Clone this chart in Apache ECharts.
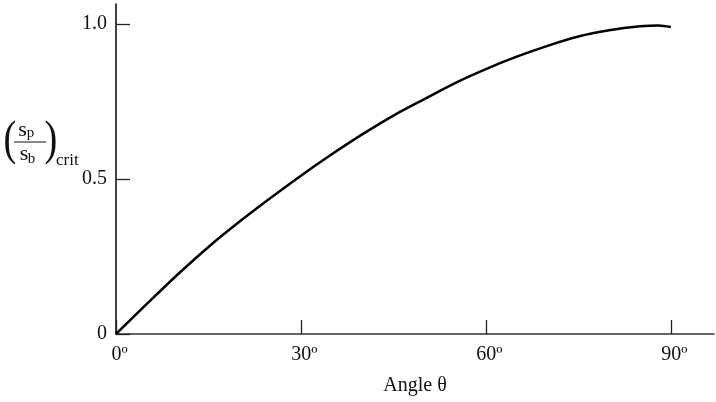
<!DOCTYPE html>
<html>
<head>
<meta charset="utf-8">
<script src="https://cdn.jsdelivr.net/npm/echarts@6/dist/echarts.min.js"></script>
<style>
  html, body { margin: 0; padding: 0; background: #fff; }
  #chart { width: 716px; height: 402px; }
</style>
</head>
<body>
<div id="chart"></div>
<script>
// Critical ratio s_p / s_b against angle θ (degrees)
const angles = [0, 5, 10, 15, 20, 25, 30, 35, 40, 45, 50, 55, 60, 65, 70, 75, 80, 85, 88, 90];
const ratios = [0, 0.097, 0.192, 0.281, 0.362, 0.438, 0.511, 0.580, 0.645, 0.705, 0.758, 0.810, 0.855, 0.895, 0.930, 0.960, 0.980, 0.993, 0.996, 0.991];
const xTicks = [0, 30, 60, 90];
const yTicks = [0, 0.5, 1.0];
const xTickLabels = ['0º', '30º', '60º', '90º'];
const yTickLabels = ['0', '0.5', '1.0'];

const serif = '"Liberation Serif", "DejaVu Serif", serif';
const chart = echarts.init(document.getElementById('chart'), null, { renderer: 'canvas' });

// helper for the small text pieces of the y-axis title
function txt(x, y, text, size, align) {
  return {
    type: 'text', x: x, y: y,
    style: { text: text, font: size + 'px ' + serif, fill: '#111', align: align || 'center', verticalAlign: 'middle' }
  };
}
function paren(x, y, ch) {
  const t = txt(x, y, ch, 48);
  t.scaleX = 0.8;
  t.originX = 0;
  t.originY = 0;
  return t;
}

chart.setOption({
  animation: false,
  backgroundColor: '#fff',
  grid: { left: 116, right: 2, top: 4, bottom: 68, containLabel: false, outerBoundsMode: 'none' },
  xAxis: {
    type: 'value',
    min: 0,
    max: 97,
    name: 'Angle θ',
    nameLocation: 'middle',
    nameGap: 42,
    nameTextStyle: { fontFamily: serif, fontSize: 20, color: '#111' },
    axisLine: { lineStyle: { color: '#333', width: 1.5 } },
    axisTick: { inside: true, length: 14, customValues: xTicks, lineStyle: { color: '#222', width: 1.3 } },
    axisLabel: {
      customValues: xTicks,
      formatter: v => xTickLabels[xTicks.indexOf(v)],
      fontFamily: serif, fontSize: 20, color: '#111', margin: 11,
      padding: [0, 0, 0, 7]
    },
    splitLine: { show: false }
  },
  yAxis: {
    type: 'value',
    min: 0,
    max: 1.065,
    axisLine: { show: true, lineStyle: { color: '#000', width: 1.5 } },
    axisTick: { show: true, inside: true, length: 14, customValues: yTicks, lineStyle: { color: '#222', width: 1.3 } },
    axisLabel: {
      customValues: yTicks,
      formatter: v => yTickLabels[yTicks.indexOf(v)],
      fontFamily: serif, fontSize: 20, color: '#111', margin: 9
    },
    splitLine: { show: false }
  },
  graphic: [
    paren(10, 141, '('),
    txt(22.5, 130, 's', 22),
    txt(30.5, 133.5, 'p', 15),
    { type: 'line', shape: { x1: 14, y1: 142, x2: 46, y2: 142 }, style: { stroke: '#111', lineWidth: 1 } },
    txt(24, 154, 's', 22),
    txt(31.5, 159.5, 'b', 15),
    paren(51, 141, ')'),
    txt(56, 161, 'crit', 17, 'left')
  ],
  series: [{
    type: 'line',
    data: angles.map((a, i) => [a, ratios[i]]),
    smooth: 0.3,
    showSymbol: false,
    lineStyle: { color: '#000', width: 2.5 }
  }]
});
</script>
</body>
</html>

______

Stated task » Copy the listing in full and without alteration, omitting every picture.

Answer to this task »
Clone this chart in Apache ECharts.
<!DOCTYPE html>
<html>
<head>
<meta charset="utf-8">
<script src="https://cdn.jsdelivr.net/npm/echarts@6/dist/echarts.min.js"></script>
<style>
  html, body { margin: 0; padding: 0; background: #fff; }
  #chart { width: 716px; height: 402px; }
</style>
</head>
<body>
<div id="chart"></div>
<script>
// Critical ratio s_p / s_b against angle θ (degrees)
const angles = [0, 5, 10, 15, 20, 25, 30, 35, 40, 45, 50, 55, 60, 65, 70, 75, 80, 85, 88, 90];
const ratios = [0, 0.097, 0.192, 0.281, 0.362, 0.438, 0.511, 0.580, 0.645, 0.705, 0.758, 0.810, 0.855, 0.895, 0.930, 0.960, 0.980, 0.993, 0.996, 0.991];
const xTicks = [0, 30, 60, 90];
const yTicks = [0, 0.5, 1.0];
const xTickLabels = ['0º', '30º', '60º', '90º'];
const yTickLabels = ['0', '0.5', '1.0'];

const serif = '"Liberation Serif", "DejaVu Serif", serif';
const chart = echarts.init(document.getElementById('chart'), null, { renderer: 'canvas' });

// helper for the small text pieces of the y-axis title
function txt(x, y, text, size, align) {
  return {
    type: 'text', x: x, y: y,
    style: { text: text, font: size + 'px ' + serif, fill: '#111', align: align || 'center', verticalAlign: 'middle' }
  };
}
function paren(x, y, ch) {
  const t = txt(x, y, ch, 48);
  t.scaleX = 0.8;
  t.originX = 0;
  t.originY = 0;
  return t;
}

chart.setOption({
  animation: false,
  backgroundColor: '#fff',
  grid: { left: 116, right: 2, top: 4, bottom: 68, containLabel: false, outerBoundsMode: 'none' },
  xAxis: {
    type: 'value',
    min: 0,
    max: 97,
    name: 'Angle θ',
    nameLocation: 'middle',
    nameGap: 42,
    nameTextStyle: { fontFamily: serif, fontSize: 20, color: '#111' },
    axisLine: { lineStyle: { color: '#333', width: 1.5 } },
    axisTick: { inside: true, length: 14, customValues: xTicks, lineStyle: { color: '#222', width: 1.3 } },
    axisLabel: {
      customValues: xTicks,
      formatter: v => xTickLabels[xTicks.indexOf(v)],
      fontFamily: serif, fontSize: 20, color: '#111', margin: 11,
      padding: [0, 0, 0, 7]
    },
    splitLine: { show: false }
  },
  yAxis: {
    type: 'value',
    min: 0,
    max: 1.065,
    axisLine: { show: true, lineStyle: { color: '#000', width: 1.5 } },
    axisTick: { show: true, inside: true, length: 14, customValues: yTicks, lineStyle: { color: '#222', width: 1.3 } },
    axisLabel: {
      customValues: yTicks,
      formatter: v => yTickLabels[yTicks.indexOf(v)],
      fontFamily: serif, fontSize: 20, color: '#111', margin: 9
    },
    splitLine: { show: false }
  },
  graphic: [
    paren(10, 141, '('),
    txt(22.5, 130, 's', 22),
    txt(30.5, 133.5, 'p', 15),
    { type: 'line', shape: { x1: 14, y1: 142, x2: 46, y2: 142 }, style: { stroke: '#111', lineWidth: 1 } },
    txt(24, 154, 's', 22),
    txt(31.5, 159.5, 'b', 15),
    paren(51, 141, ')'),
    txt(56, 161, 'crit', 17, 'left')
  ],
  series: [{
    type: 'line',
    data: angles.map((a, i) => [a, ratios[i]]),
    smooth: 0.3,
    showSymbol: false,
    lineStyle: { color: '#000', width: 2.5 }
  }]
});
</script>
</body>
</html>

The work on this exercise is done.